See, Mooney and Kirshenbaum just hammer on and on about PZ Myers (on the internet, if not in the book). But the problem with focusing on a specific example is that you lose applicability to other people! I mean, I can only care so much about PZ Myers. Because I am not PZ Myers. I share PZ's philosophical position, more or less, but his demeanor not so much. And to show that I'm not alone, there was a recent post on Cosmic Variance in which Sean Carroll argued that science can answer questions which are frequently categorized as religious. And he does it calmly, politely.
And arguably, Dawkins is in this category as well. Dawkins argues a lot about how God is in principle a scientific claim, but Dawkins himself is quite polite. Dawkins doesn't need to swear or be rude in order to shock people; he lets his clearly stated beliefs and positions do the shocking.
So do Mooney and Kirshenbaum have a problem with that, or not?
And if they do have a problem with that, what do they expect me to do about it? Surely they could not be arguing that I should change my philosophical position just because it's politically inconvenient. Do they argue that I should keep it quiet because it's politically inconvenient? Forget that! I happen to like having a bit of a voice, thank you very much. If Mooney and Kirshenbaum wish to convince me, they would need some really good direct evidence that speaking up hurts the cause, not just in the short run, but in the long run. And it has to be my cause, not theirs.

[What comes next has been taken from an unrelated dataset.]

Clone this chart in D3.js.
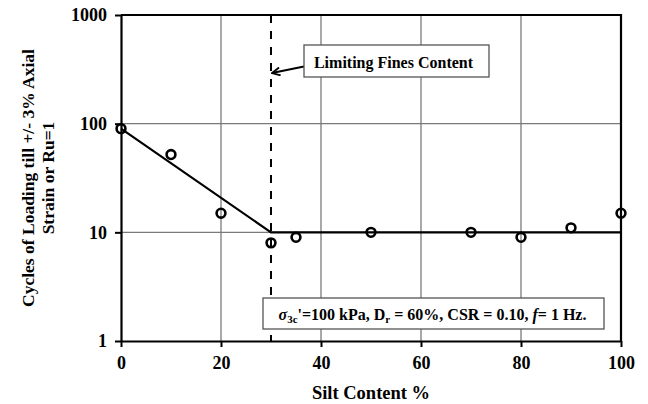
<!DOCTYPE html>
<html>
<head>
<meta charset="utf-8">
<script src="https://cdn.jsdelivr.net/npm/d3@7/dist/d3.min.js"></script>
<style>
  html, body { margin: 0; padding: 0; background: #fff; }
  svg { display: block; }
  text { font-family: "Liberation Serif", "Times New Roman", serif; font-weight: bold; fill: #000; }
</style>
</head>
<body>
<svg id="chart" width="648" height="404"></svg>
<script>
// Measured cycles to +/-3% axial strain (or Ru = 1) versus silt content
const siltContent = [0, 10, 20, 30, 35, 50, 70, 80, 90, 100];
const cycles      = [90, 52, 15, 8, 9, 10, 10, 9, 11, 15];

// Bilinear trend: falling to the limiting fines content, then flat
const trendSilt   = [0, 30, 100];
const trendCycles = [90, 10, 10];

const limitingFines = 30;

const xTicks = [0, 20, 40, 60, 80, 100];
const yTicks = [1, 10, 100, 1000];
const xGrid  = [20, 40, 60, 80];
const yGrid  = [10, 100];

const W = 648, H = 404;
const m = { left: 121, right: 27, top: 15, bottom: 63 };
const svg = d3.select("#chart");

const x = d3.scaleLinear().domain([0, 100]).range([m.left, W - m.right]);
const y = d3.scaleLog().domain([1, 1000]).range([H - m.bottom, m.top]);

// grid
const grid = svg.append("g").attr("stroke", "#7a7a7a").attr("stroke-width", 1.3);
grid.selectAll(".gx").data(xGrid).join("line")
  .attr("x1", d => x(d)).attr("x2", d => x(d))
  .attr("y1", y(1)).attr("y2", y(1000));
grid.selectAll(".gy").data(yGrid).join("line")
  .attr("x1", x(0)).attr("x2", x(100))
  .attr("y1", d => y(d)).attr("y2", d => y(d));

// frame (top and right)
svg.append("path")
  .attr("d", `M${x(0)},${y(1000)}H${x(100)}V${y(1)}`)
  .attr("fill", "none").attr("stroke", "#000").attr("stroke-width", 2.2);

// limiting fines content marker
svg.append("line")
  .attr("x1", x(limitingFines)).attr("x2", x(limitingFines))
  .attr("y1", y(1000)).attr("y2", y(1))
  .attr("stroke", "#000").attr("stroke-width", 2)
  .attr("stroke-dasharray", "8,8");

// axes
const xAxis = svg.append("g")
  .attr("transform", `translate(0,${y(1)})`)
  .call(d3.axisBottom(x).tickValues(xTicks).tickSize(6).tickSizeOuter(0).tickPadding(9));
const yAxis = svg.append("g")
  .attr("transform", `translate(${x(0)},0)`)
  .call(d3.axisLeft(y).tickValues(yTicks).tickFormat(d3.format("d")).tickSize(6).tickSizeOuter(0).tickPadding(8));
[xAxis, yAxis].forEach(g => {
  g.select(".domain").attr("stroke", "#000").attr("stroke-width", 2.2);
  g.selectAll(".tick line").attr("stroke", "#000").attr("stroke-width", 2);
  g.selectAll(".tick text")
    .attr("font-family", "Liberation Serif, Times New Roman, serif")
    .attr("font-weight", "bold").attr("font-size", 18).attr("fill", "#000");
});

// trend line
const line = d3.line().x((d, i) => x(trendSilt[i])).y(d => y(d));
svg.append("path")
  .attr("d", line(trendCycles))
  .attr("fill", "none").attr("stroke", "#000").attr("stroke-width", 2.2);

// data points
svg.append("g").selectAll("circle").data(cycles).join("circle")
  .attr("cx", (d, i) => x(siltContent[i])).attr("cy", d => y(d))
  .attr("r", 4.4).attr("fill", "none").attr("stroke", "#000").attr("stroke-width", 2.6);

// axis titles
svg.append("text")
  .attr("x", x(50)).attr("y", 393).attr("text-anchor", "middle")
  .attr("dominant-baseline", "central").attr("font-size", 18.5)
  .text("Silt Content %");
const yTitle = svg.append("text")
  .attr("transform", `translate(0,${(y(1) + y(1000)) / 2}) rotate(-90)`)
  .attr("text-anchor", "middle").attr("font-size", 17.5);
yTitle.append("tspan").attr("x", 0).attr("y", 28).attr("dominant-baseline", "central")
  .text("Cycles of Loading till +/- 3% Axial");
yTitle.append("tspan").attr("x", 0).attr("y", 48).attr("dominant-baseline", "central")
  .text("Strain or Ru=1");

// "Limiting Fines Content" callout
const defs = svg.append("defs");
defs.append("marker").attr("id", "arrow")
  .attr("viewBox", "0 0 10 10").attr("refX", 9).attr("refY", 5)
  .attr("markerWidth", 10).attr("markerHeight", 10).attr("markerUnits", "userSpaceOnUse")
  .attr("orient", "auto")
  .append("path").attr("d", "M1,1L9,5L1,9")
  .attr("fill", "none").attr("stroke", "#000").attr("stroke-width", 1.8);

svg.append("line")
  .attr("x1", 304).attr("y1", 66.5).attr("x2", x(limitingFines) + 1).attr("y2", 73)
  .attr("stroke", "#000").attr("stroke-width", 2).attr("marker-end", "url(#arrow)");
svg.append("rect")
  .attr("x", 304).attr("y", 45).attr("width", 185).attr("height", 32)
  .attr("fill", "#fff").attr("stroke", "#555").attr("stroke-width", 1.3);
svg.append("text")
  .attr("x", 393.5).attr("y", 62).attr("text-anchor", "middle")
  .attr("dominant-baseline", "central").attr("font-size", 16)
  .text("Limiting Fines Content");

// test conditions box
svg.append("rect")
  .attr("x", 263).attr("y", 298).attr("width", 341).attr("height", 31)
  .attr("fill", "#fff").attr("stroke", "#555").attr("stroke-width", 1.3);
const cond = svg.append("text")
  .attr("x", 432.5).attr("y", 319.5).attr("text-anchor", "middle").attr("font-size", 16);
cond.append("tspan").attr("font-style", "italic").text("σ");
cond.append("tspan").attr("font-size", 11).attr("dy", 3).text("3c");
cond.append("tspan").attr("dy", -3).text("'=100 kPa, D");
cond.append("tspan").attr("font-size", 11).attr("dy", 3).text("r");
cond.append("tspan").attr("dy", -3).text(" = 60%, CSR = 0.10, ");
cond.append("tspan").attr("font-style", "italic").text("f");
cond.append("tspan").text("= 1 Hz.");
</script>
</body>
</html>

And what if their problem is not with PZ's philosophical position, but with his approach? This implies that they would also have a problem with someone who cusses and swears and pulls shocking stunts as he argues that science and religion are completely compatible. But I'm not seeing it. I can't imagine it.
But assuming that they're really just disagreeing with PZ's approach, and not his philosophical position, some of the same questions appear. Where is the good, direct evidence that PZ's approach backfires, even in the long run? And how do they expect to change it?
My line of thinking is, "That's just the internet for you." People can be mean. Different websites tend to have completely different accepted levels of politeness. Internet culture has far too much inertia to change it easily. Look at it this way. No matter what you do, no matter what you argue, you will never change me into a PZ Myers. I don't have the right temperament for it. So how would we change someone like PZ Myers into someone like me? And how are you going to do it to his tens of thousands of readers?
Sometimes, you have to accept the social landscape as is, working around it if you have to. And who knows (since I have yet to see any direct evidence otherwise), maybe a variety of approaches is a good thing after all. You know, don't put all your eggs in one basket. And recognize that our audience is diverse, our goals are diverse.